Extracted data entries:

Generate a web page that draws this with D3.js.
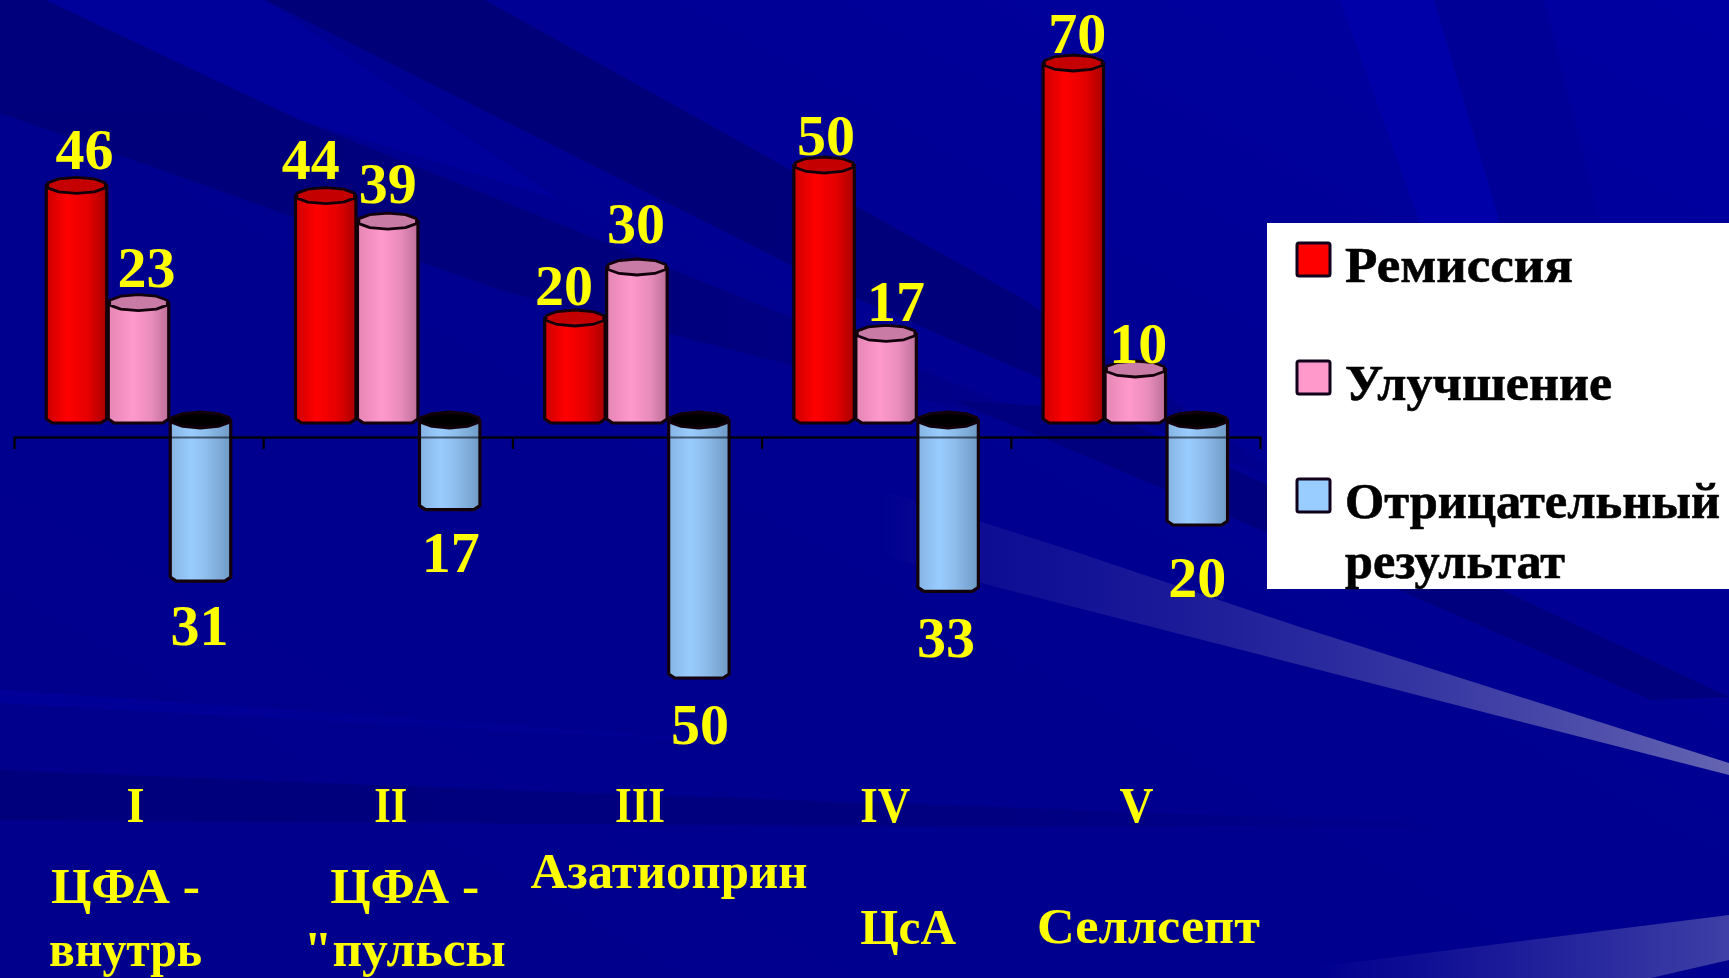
<!DOCTYPE html>
<html lang="ru">
<head>
<meta charset="utf-8">
<title>Результаты лечения</title>
<script src="https://cdn.jsdelivr.net/npm/d3@7/dist/d3.min.js"></script>
<style>
  html, body { margin: 0; padding: 0; background: #00008e; overflow: hidden; }
  svg { display: block; }
  text { font-family: "Liberation Serif", "Times New Roman", serif; font-weight: 700; }
</style>
</head>
<body>
<svg id="chart" width="1729" height="978"></svg>
<script>
// Chart data
const romanLabels = ["I", "II", "III", "IV", "V"];
const drugLabels = [["ЦФА -", "внутрь"], ["ЦФА -", "\"пульсы"], ["Азатиоприн"], ["ЦсА"], ["Селлсепт"]];
const seriesNames = ["Ремиссия", "Улучшение", "Отрицательный результат"];
const remission = [46, 44, 20, 50, 70];
const improvement = [23, 39, 30, 17, 10];
const negative = [-31, -17, -50, -33, -20];

// Hand-placed offsets of the value labels from their bars
const labelShiftX = [[8, -15, -11, 2, 4], [8, 0, -1, 10, 3], [-1, 1, 1, -2, 0]];
const labelShiftY = [[-16, -17, -13, -10, -10], [-16, -18, -24, -12, -6], [67, 65, 69, 69, 75]];

const svg = d3.select("#chart");
const W = 1729, H = 978;
const defs = svg.append("defs");

function hGradient(id, stops, x1, x2) {
  const g = defs.append("linearGradient").attr("id", id);
  if (x1 !== undefined) {
    g.attr("gradientUnits", "userSpaceOnUse").attr("x1", x1).attr("x2", x2).attr("y1", 0).attr("y2", 0);
  }
  stops.forEach(([o, c, a]) => g.append("stop").attr("offset", o).attr("stop-color", c).attr("stop-opacity", a === undefined ? 1 : a));
}

// Slide background: a deep blue field crossed by soft rays
const bg = defs.append("linearGradient").attr("id", "field")
  .attr("x1", 0).attr("y1", 1).attr("x2", 1).attr("y2", 0);
bg.append("stop").attr("offset", 0).attr("stop-color", "#00008c");
bg.append("stop").attr("offset", 0.55).attr("stop-color", "#000090");
bg.append("stop").attr("offset", 1).attr("stop-color", "#0000a2");
svg.append("rect").attr("width", W).attr("height", H).attr("fill", "url(#field)");

hGradient("rayFade", [[0, "#5050ac", 0], [0.2, "#3030a0", 0.35], [1, "#6a6ab4", 0.95]], 880, 1729);
hGradient("rayFadeLow", [[0, "#5050ac", 0], [1, "#5a5ab0", 0.7]], 1316, 1729);
hGradient("bandFade", [[0, "#00007a", 0.9], [0.65, "#00007a", 0.7], [1, "#00007a", 0]], 0, 1510);
hGradient("glowFade", [[0, "#0000a4", 0.5], [1, "#0000a4", 0]], 0, 900);
hGradient("darkFade", [[0, "#000078", 1], [0.7, "#000078", 0.9], [1, "#000078", 0]], 265, 1320);
hGradient("crossFade", [[0, "#00007a", 1], [0.6, "#00007a", 0.85], [1, "#00007a", 0]], 0, 1120);

const rays = [
  { fill: "url(#darkFade)", pts: [[265, 0], [485, 0], [1025, 300], [1320, 500], [860, 300]] },
  { fill: "url(#crossFade)", pts: [[0, 0], [300, 120], [500, 200], [1120, 450], [500, 290], [20, 120], [0, 113]] },
  { fill: "#00007c", pts: [[0, 0], [46, 0], [300, 120], [0, 113]] },
  { fill: "#00009a", pts: [[46, 0], [265, 0], [560, 200], [300, 120]] },
  { fill: "#00007e", pts: [[953, 400], [1268, 533], [1651, 700], [1729, 697], [1502, 590], [1100, 410]] },
  { fill: "#000096", pts: [[1434, 0], [1544, 0], [1600, 223], [1500, 223]] },
  { fill: "#0000a8", pts: [[1340, 0], [1434, 0], [1500, 223], [1420, 223]] },
  { fill: "url(#glowFade)", pts: [[0, 690], [900, 752], [0, 703]] },
  { fill: "url(#bandFade)", pts: [[0, 770], [500, 790], [1000, 807], [1510, 826], [1000, 827], [0, 820]] },
  { fill: "url(#rayFade)", pts: [[880, 490], [1070, 550], [1300, 627], [1729, 763], [1729, 775], [1000, 588], [880, 555]] },
  { fill: "url(#rayFadeLow)", pts: [[1316, 967], [1729, 915], [1729, 960], [1651, 978], [1316, 978]] }
];
const rayLine = d3.line().curve(d3.curveLinearClosed);
svg.append("g").selectAll("path").data(rays).join("path")
  .attr("d", d => rayLine(d.pts)).attr("fill", d => d.fill);

// Scales
const plotLeft = 14, plotRight = 1260;
const x = d3.scaleBand().domain(romanLabels).range([plotLeft, plotRight]);
const inner = d3.scaleBand().domain(seriesNames).range([31.5, 217.5]);
const y = d3.scaleLinear().domain([-50, 70]).range([675, 63]);
const axisY = 437;

// Category axis with ticks on the band boundaries
const edges = d3.scaleLinear().domain([0, romanLabels.length]).range([plotLeft, plotRight]);
const axis = d3.axisBottom(edges).ticks(romanLabels.length).tickSize(12).tickSizeOuter(0).tickFormat("");
function drawAxis(opacity) {
  const g = svg.append("g").attr("transform", `translate(0,${axisY})`).attr("opacity", opacity).call(axis);
  g.selectAll("path, line").attr("stroke", "#000").attr("stroke-width", 2);
}
drawAxis(1);

// Cylinder colours
const palette = [
  { id: "redBody", cap: "#c40000", swatch: "#ff0000",
    stops: [[0, "#cc0000"], [0.35, "#ff0000"], [0.7, "#e40000"], [1, "#a80000"]] },
  { id: "pinkBody", cap: "#c87ba4", swatch: "#ff99cc",
    stops: [[0, "#e486b4"], [0.4, "#ff99cc"], [0.72, "#e88cbb"], [1, "#bb6f98"]] },
  { id: "blueBody", cap: "#000000", swatch: "#99ccff",
    stops: [[0, "#86b4e2"], [0.35, "#99ccff"], [0.62, "#8dbcea"], [1, "#6f9ac6"]] }
];
palette.forEach(p => hGradient(p.id, p.stops));

const outline = "#12000a";
const capRy = 8, chamfer = 3;
const closedLine = d3.line().curve(d3.curveLinearClosed);

// The faceted ellipse that closes each cylinder
function capPoints(cx, cy, rx) {
  return d3.range(10).map(i => {
    const a = (i + 0.5) / 10 * 2 * Math.PI;
    return [cx + rx * Math.cos(a), cy + capRy * Math.sin(a)];
  });
}

const seriesValues = [remission, improvement, negative];
const bars = seriesValues.flatMap((values, s) => values.map((v, i) => ({ s, i, v })));

const barW = inner.bandwidth() - 1.5;
const barG = svg.append("g");
bars.forEach(d => {
  const left = x(romanLabels[d.i]) + inner(seriesNames[d.s]) + 0.75;
  const cx = left + barW / 2, right = left + barW;
  const top = y(Math.max(d.v, 0)), bottom = y(Math.min(d.v, 0));
  const p = palette[d.s];
  const g = barG.append("g");
  const body = [
    [left, top], [right, top], [right, bottom - chamfer + 2], [right - 6, bottom + chamfer],
    [left + 6, bottom + chamfer], [left, bottom - chamfer + 2]
  ];
  g.append("path").attr("d", closedLine(body))
    .attr("fill", `url(#${p.id})`).attr("stroke", outline).attr("stroke-width", 3.2).attr("stroke-linejoin", "round");
  g.append("path").attr("d", closedLine(capPoints(cx, top, barW / 2)))
    .attr("fill", p.cap).attr("stroke", outline).attr("stroke-width", 2.8).attr("stroke-linejoin", "round");
});

// The axis line shows faintly through the bars that cross it
drawAxis(0.55);

// Value labels
const gold = "#ffff00";
svg.append("g").selectAll("text").data(bars).join("text")
  .attr("x", d => x(romanLabels[d.i]) + inner(seriesNames[d.s]) + inner.bandwidth() / 2 + labelShiftX[d.s][d.i])
  .attr("y", d => y(d.v) + labelShiftY[d.s][d.i])
  .attr("text-anchor", "middle").attr("font-size", 58).attr("fill", gold)
  .text(d => Math.abs(d.v));

// Category captions below the chart
const romanShift = [-3, 3, 3, -1, 1];
const romanWidth = [18, 33, 50, 50, 34];
svg.append("g").selectAll("text").data(romanLabels).join("text")
  .attr("x", (d, i) => x(d) + x.bandwidth() / 2 + romanShift[i]).attr("y", 822)
  .attr("text-anchor", "middle").attr("font-size", 50).attr("fill", gold)
  .attr("textLength", (d, i) => romanWidth[i]).attr("lengthAdjust", "spacingAndGlyphs")
  .text(d => d);

const captionShift = [-13, 17, 32, 22, 13];
const captionBase = [[903, 966], [903, 966], [888], [944], [943]];
const captionWidth = [[149, 153], [149, 202], [277], [96], [223]];
drugLabels.forEach((lines, i) => {
  lines.forEach((line, j) => {
    svg.append("text")
      .attr("x", x(romanLabels[i]) + x.bandwidth() / 2 + captionShift[i]).attr("y", captionBase[i][j])
      .attr("text-anchor", "middle").attr("font-size", 50).attr("fill", gold)
      .attr("textLength", captionWidth[i][j]).attr("lengthAdjust", "spacingAndGlyphs")
      .text(line);
  });
});

// Legend
const legend = svg.append("g");
legend.append("rect").attr("x", 1267).attr("y", 223).attr("width", W - 1267).attr("height", 366).attr("fill", "#fff");
const legendSwatchY = [243, 361, 479];
const legendLines = [[["Ремиссия", 282, 228]], [["Улучшение", 400, 267]], [["Отрицательный", 518, 375], ["результат", 578, 220]]];
seriesNames.forEach((name, i) => {
  legend.append("rect").attr("x", 1297).attr("y", legendSwatchY[i]).attr("width", 33).attr("height", 33)
    .attr("fill", palette[i].swatch).attr("stroke", "#10001a").attr("stroke-width", 3).attr("rx", 2);
  legendLines[i].forEach(([line, base, width]) => {
    legend.append("text").attr("x", 1345).attr("y", base).attr("font-size", 50).attr("fill", "#000")
      .attr("stroke", "#000").attr("stroke-width", 0.6)
      .attr("textLength", width).attr("lengthAdjust", "spacingAndGlyphs").text(line);
  });
});
</script>
</body>
</html>
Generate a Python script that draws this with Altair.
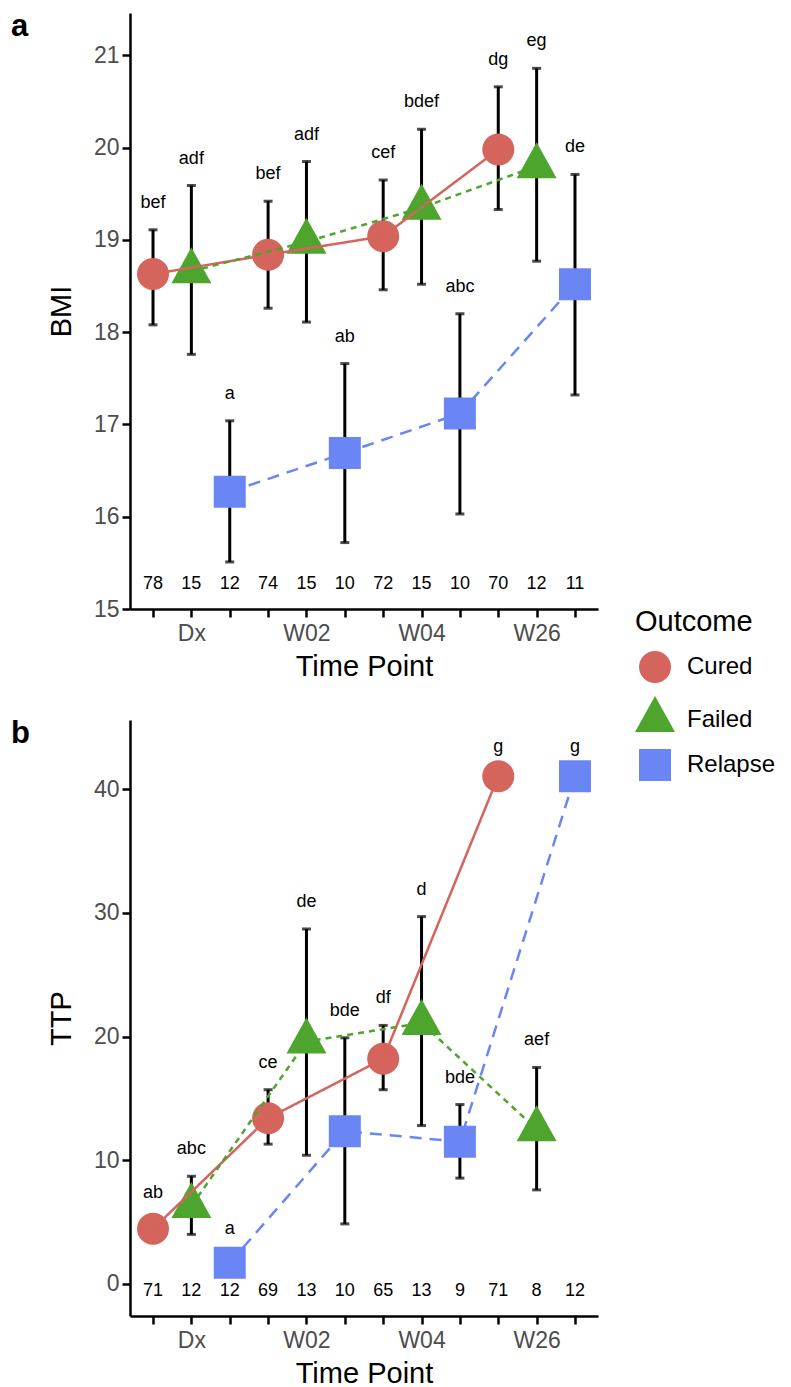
import json
import altair as alt
import pandas as pd

timepoints = ["Dx", "W02", "W04", "W26"]
outcomes = ["Cured", "Failed", "Relapse"]
colors = ["#D4645C", "#4EA52E", "#6A86F5"]
# custom marker paths (circle, triangle with centroid at the point, square)
shapes = [
    "M0.8,0A0.8,0.8,0,1,1,-0.8,0A0.8,0.8,0,1,1,0.8,0Z",
    "M0,-1.2L1,0.6L-1,0.6Z",
    "M-0.8,-0.8L0.8,-0.8L0.8,0.8L-0.8,0.8Z",
]
dashes = [[1, 0], [6, 5], [12, 8]]

# ---- Panel a: BMI ----
bmi_cured_mean = [18.63, 18.84, 19.04, 19.98]
bmi_cured_upper = [19.11, 19.42, 19.65, 20.66]
bmi_cured_lower = [18.08, 18.26, 18.46, 19.33]
bmi_failed_mean = [18.66, 18.98, 19.35, 19.80]
bmi_failed_upper = [19.59, 19.85, 20.20, 20.86]
bmi_failed_lower = [17.76, 18.11, 18.52, 18.77]
bmi_relapse_mean = [16.27, 16.69, 17.12, 18.52]
bmi_relapse_upper = [17.04, 17.66, 18.20, 19.71]
bmi_relapse_lower = [15.51, 15.72, 16.03, 17.32]
bmi_cured_letters = ["bef", "bef", "cef", "dg"]
bmi_failed_letters = ["adf", "adf", "bdef", "eg"]
bmi_relapse_letters = ["a", "ab", "abc", "de"]
bmi_cured_n = [78, 74, 72, 70]
bmi_failed_n = [15, 15, 15, 12]
bmi_relapse_n = [12, 10, 10, 11]
bmi_ticks = [15, 16, 17, 18, 19, 20, 21]

# ---- Panel b: TTP ----
ttp_cured_mean = [4.45, 13.4, 18.2, 41.05]
ttp_cured_upper = [5.17, 15.7, 20.9, 41.25]
ttp_cured_lower = [3.7, 11.3, 15.7, 40.85]
ttp_failed_mean = [6.3, 19.6, 21.1, 12.5]
ttp_failed_upper = [8.7, 28.7, 29.7, 17.5]
ttp_failed_lower = [4.0, 10.4, 12.8, 7.6]
ttp_relapse_mean = [1.7, 12.35, 11.5, 41.05]
ttp_relapse_upper = [2.26, 19.9, 14.5, 41.25]
ttp_relapse_lower = [1.15, 4.85, 8.55, 40.85]
ttp_cured_letters = ["ab", "ce", "df", "g"]
ttp_failed_letters = ["abc", "de", "d", "aef"]
ttp_relapse_letters = ["a", "bde", "bde", "g"]
ttp_cured_n = [71, 69, 65, 71]
ttp_failed_n = [12, 13, 13, 8]
ttp_relapse_n = [12, 10, 9, 12]
ttp_ticks = [0, 10, 20, 30, 40]


def make_df(means, uppers, lowers, letters, ns):
    rows = []
    for oi, o in enumerate(outcomes):
        for ti, t in enumerate(timepoints):
            rows.append({
                "Outcome": o, "Time": t,
                "pos": ti * 3 + oi + 1,
                "mean": means[oi][ti], "upper": uppers[oi][ti],
                "lower": lowers[oi][ti], "letter": letters[oi][ti],
                "n": str(ns[oi][ti]),
            })
    return pd.DataFrame(rows)


df_a = make_df([bmi_cured_mean, bmi_failed_mean, bmi_relapse_mean],
               [bmi_cured_upper, bmi_failed_upper, bmi_relapse_upper],
               [bmi_cured_lower, bmi_failed_lower, bmi_relapse_lower],
               [bmi_cured_letters, bmi_failed_letters, bmi_relapse_letters],
               [bmi_cured_n, bmi_failed_n, bmi_relapse_n])
df_b = make_df([ttp_cured_mean, ttp_failed_mean, ttp_relapse_mean],
               [ttp_cured_upper, ttp_failed_upper, ttp_relapse_upper],
               [ttp_cured_lower, ttp_failed_lower, ttp_relapse_lower],
               [ttp_cured_letters, ttp_failed_letters, ttp_relapse_letters],
               [ttp_cured_n, ttp_failed_n, ttp_relapse_n])

W, H = 468, 596
FONT = "Liberation Sans"
label_expr = "datum.value % 3 == 2 ? " + json.dumps(timepoints) + "[(datum.value - 2) / 3] : ''"

color_scale = alt.Scale(domain=outcomes, range=colors)
shape_scale = alt.Scale(domain=outcomes, range=shapes)
dash_scale = alt.Scale(domain=outcomes, range=dashes)


def panel(df, ytitle, domain, yticks, letter, show_legend):
    base = alt.Chart(df)
    xs = alt.Scale(domain=[0.4, 12.6], nice=False, zero=False)
    ys = alt.Scale(domain=domain, nice=False, zero=False)
    x = alt.X("pos:Q", scale=xs,
              axis=alt.Axis(values=list(range(1, 13)), labelExpr=label_expr,
                            title="Time Point"))
    xp = alt.X("pos:Q", scale=xs)
    y_axis = alt.Y("lower:Q", scale=ys,
                   axis=alt.Axis(values=yticks, title=ytitle, format="d"))

    rules = base.mark_rule(color="black", strokeWidth=3).encode(
        x=x, y=y_axis, y2="upper:Q")
    cap_hi = base.mark_tick(color="black", orient="horizontal", size=9,
                            thickness=3).encode(x=xp, y=alt.Y("upper:Q", scale=ys))
    cap_lo = base.mark_tick(color="black", orient="horizontal", size=9,
                            thickness=3).encode(x=xp, y=alt.Y("lower:Q", scale=ys))
    legend = alt.Legend(title="Outcome", orient="none", legendX=505, legendY=595) if show_legend else None
    points = base.mark_point(filled=True, opacity=1, size=1600).encode(
        x=xp, y=alt.Y("mean:Q", scale=ys),
        color=alt.Color("Outcome:N", scale=color_scale, legend=legend),
        shape=alt.Shape("Outcome:N", scale=shape_scale, legend=legend),
    )
    lines = base.mark_line(strokeWidth=2.5).encode(
        x=xp, y=alt.Y("mean:Q", scale=ys),
        color=alt.Color("Outcome:N", scale=color_scale, legend=legend),
        strokeDash=alt.StrokeDash("Outcome:N", scale=dash_scale, legend=None),
    )
    letters_t = base.mark_text(font=FONT, fontSize=18, dy=-22, baseline="alphabetic",
                               color="black").encode(
        x=xp, y=alt.Y("upper:Q", scale=ys), text="letter:N")
    n_t = base.mark_text(font=FONT, fontSize=18, baseline="alphabetic",
                         color="black").encode(
        x=xp, y=alt.value(H - 20), text="n:N")
    tag = alt.Chart(pd.DataFrame({"t": [letter]})).mark_text(
        font=FONT, fontSize=31, fontWeight="bold", align="left", baseline="top",
        color="black").encode(x=alt.value(-119), y=alt.value(-1), text="t:N")
    return alt.layer(rules, cap_hi, cap_lo, points, lines, letters_t, n_t, tag).properties(
        width=W, height=H)


pa = panel(df_a, "BMI", [15, 21.46], bmi_ticks, "a", True)
pb = panel(df_b, "TTP", [-2.6, 45.6], ttp_ticks, "b", True)

chart = alt.vconcat(pa, pb, spacing=111, bounds="flush").properties(
    padding={"left": 3, "top": 3, "right": 5, "bottom": 0}
).configure(font=FONT).configure_view(stroke=None).configure_axis(
    grid=False, domainColor="black", domainWidth=2.5, tickColor="black",
    tickWidth=2.5, tickSize=8, labelFontSize=23, labelColor="#4D4D4D",
    labelFont=FONT, titleFont=FONT, titleFontSize=29, titleFontWeight="normal",
    titleColor="black", labelPadding=3,
).configure_axisX(titleY=43, labelPadding=5).configure_axisY(
    titleX=-69, titleBaseline="middle"
).configure_legend(
    titleFontSize=29, titleFontWeight="normal", titleColor="black", titleFont=FONT,
    labelFontSize=24, labelColor="black", labelFont=FONT, symbolSize=1600,
    symbolStrokeWidth=0, rowPadding=13, labelOffset=12, titlePadding=10, padding=0,
)

chart.save("out.html", embed_options={"renderer": "svg", "actions": False})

WHAT IS BEING ASKED ▸
Find each line in the records holding the string "that" and show it.

REPLY TO THE TASK ▸
Generate a web page that draws this with D3.js.
// The faceted ellipse that closes each cylinder
// The axis line shows faintly through the bars that cross it
Generate a Python script that draws this with Altair.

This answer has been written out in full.